Time Domain Measurement
The time-domain measures are evaluated employing a very fast femtosecond pulse laser source with a sampling oscilloscope/TDR (Time Domain Reflectometer). It is important that the laser pulse width should be less than the expected response time of the detector (less than 100fs), in order to create a Dirac Delta function impulse. This configuration evaluates the pulse response full-width at half-maximum (FWHM) and isolates impedance discontinuities along the internal transmission lines.

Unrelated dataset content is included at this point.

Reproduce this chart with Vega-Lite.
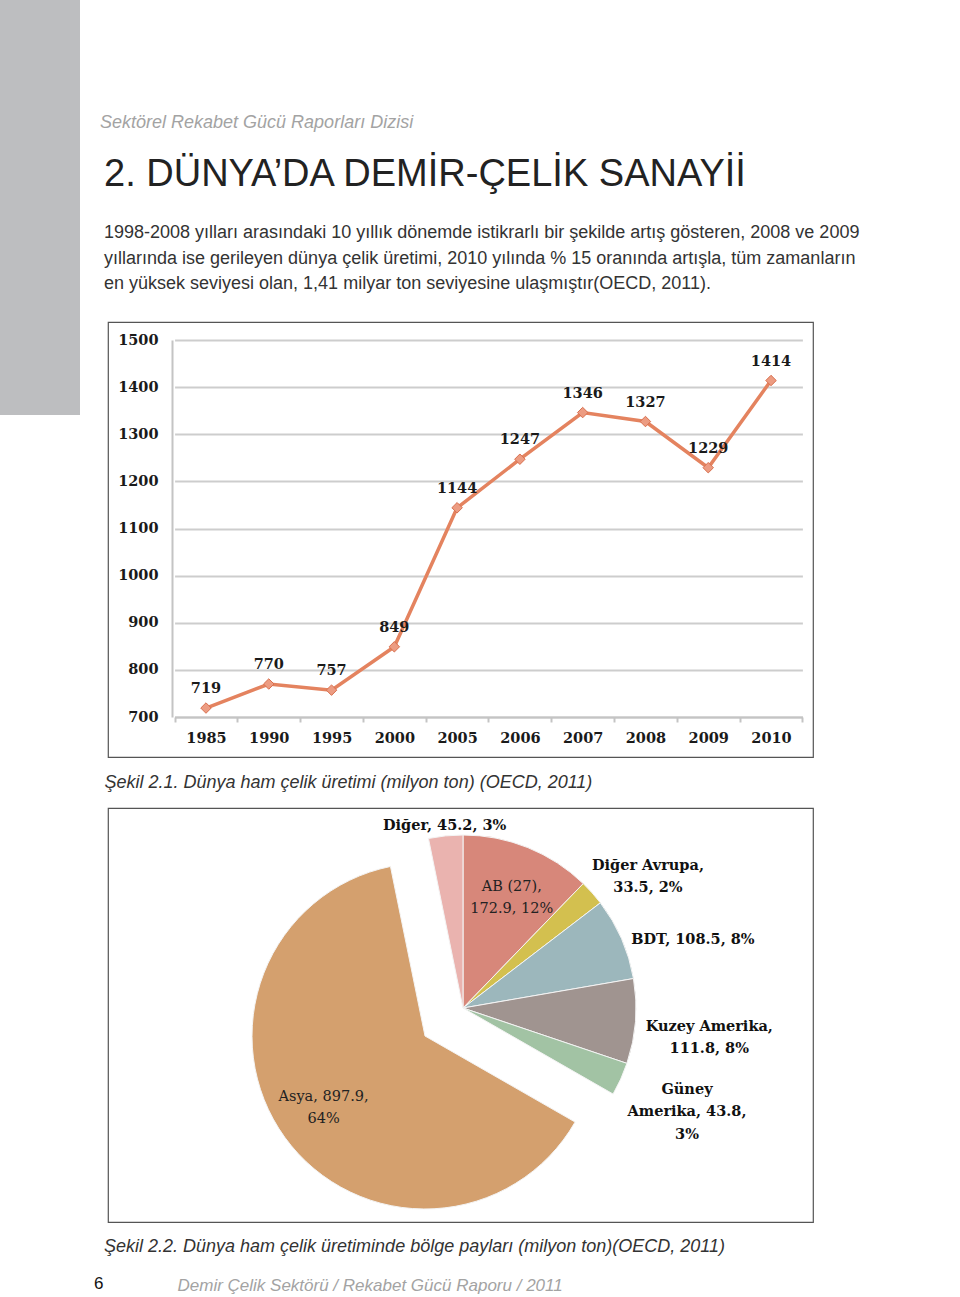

OTA Testing Stability Optimization Techniques
When evaluating photodetectors in open-space Over-the-Air (OTA) configurations, mechanical and environmental stabilization protocols are required to minimize data variance:
- Automated Micro-Alignment: Implementation of computer-controlled six-axis alignment stages using gradient-seeking algorithms to continuously maximize DC photocurrent collection.
- Dynamic Range Optimization: Integrated inline, programmable Variable Optical Attenuators (VOA) are incorporated to maintain the incident power below the 1dB compression point (P1dB) of the integrated Transimpedance Amplifier (TIA).
- Stray Light Mitigation: Enclosure of the optical path within an anti-reflective, high-absorption dark box to suppress background ambient photon noise from terrestrial lighting.
Choosing the Right PD for Your Architecture
The selection of a photodetector topology depends on the operating frequency, link budget constraints, and manufacturing complexity of the targeted communication system.
| Detector Type | Target Bandwidth | Responsivity (A/W) | Primary Limitation | Ideal Application |
| Standard PIN | < 40 GHz | 0.7 – 0.9 | Bandwidth-Efficiency Trade-off | Datacom Short-Reach (SR4/LR4) |
| Waveguide PD | 40 – 100 GHz | 0.5 – 0.8 | Packaging Alignment Complexity | 800G/1.6T Coherent Optical Transceivers |
| UTC-PD | > 100 GHz | 0.2 – 0.4 | Low Optical Absorption Thickness | 6G Wireless Fronthaul / THz Generation |
Scaling optical receiver architectures to support higher baud rates requires photodetectors that operate beyond the 100GHz threshold without compromising responsivity. Advanced material platforms, such as graphene-silicon heterostructures, thin-film lithium niobate (TFLN) integration, and Ge-on-Si epitaxy, are under active development to replace conventional III-V vertical structures.